Любопытно: когда я со своим известным пристрастием к погружению первоклассников в мир синтаксиса (нет, не через объяснение тех или иных знаков препина­ния, не приведи Господь!..) замечаю во время диктовки, что в соответствующих местах должны быть проставлены двоеточия, выясняется, что ни у одного из моих первоклашек не возникает сомнений относительно того, как пишется этот знак, хотя за всё время обучения мы ни разу к нему специально не обращались. Запятые в текстах искали. Точки - искали. Кавычки - искали... А вот двоеточия, точно помню, не довелось. И вдруг выясняется, что это - элементарно, Ватсон! Слышу только тихое бормотание Ани Комаровой, которая поясняет самой себе: двоеточие - это когда точки друг над другом, а многоточие - когда друг рядом с другом. Откуда это у них? Сами догадались.
 
Достаточно того, что в начале учебного года я предложил САМИМ догадаться, зачем в разных книжках появляются помимо слов всякие дополнительные значки.

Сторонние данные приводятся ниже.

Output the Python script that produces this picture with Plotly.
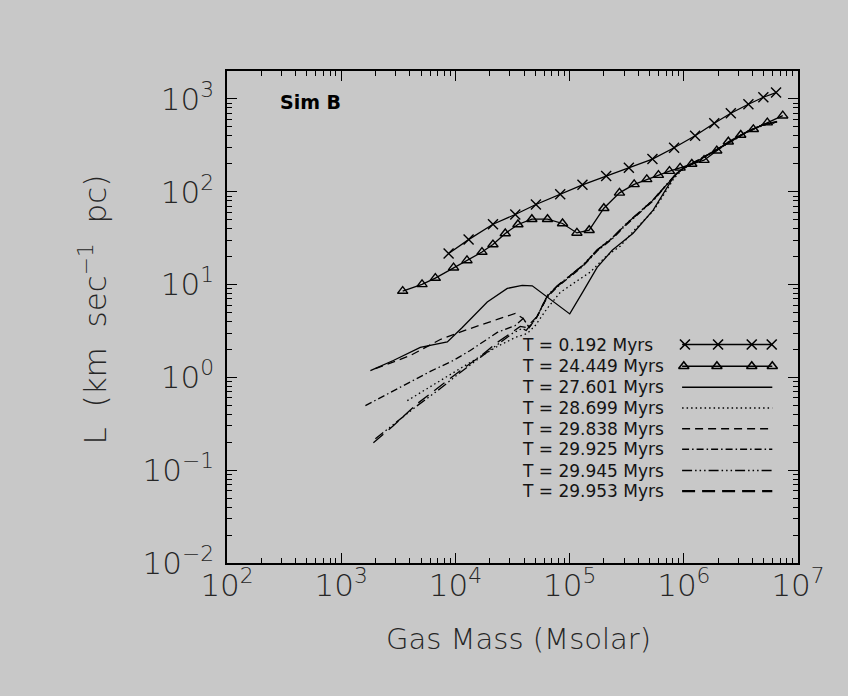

Мы брали толстую книжку, страниц эдак в двести пятьдесят, и я своим детишкам, которые читать-то только-только начина­ли, предлагал, к примеру, найти все кавычки в этой книге. Книга раздавалась каждому на парту, и шёл поиск кавычек на скорость. Замечу сразу: выполнить такую работу может любой шестилетний ребёнок, даже если он вообще не умеет читать. А после того как каждый ребёнок нашёл по пятнадцать - двадцать случаев употребления кавычек, я задавал роковой вопрос: а кто теперь догадается, зачем нужны в тексте эти странные значки?
И было пиршество вариантов. И Александр Михайлович привычно молчал и не давал правильного ответа вопреки настоятельным «требованиям трудящихся».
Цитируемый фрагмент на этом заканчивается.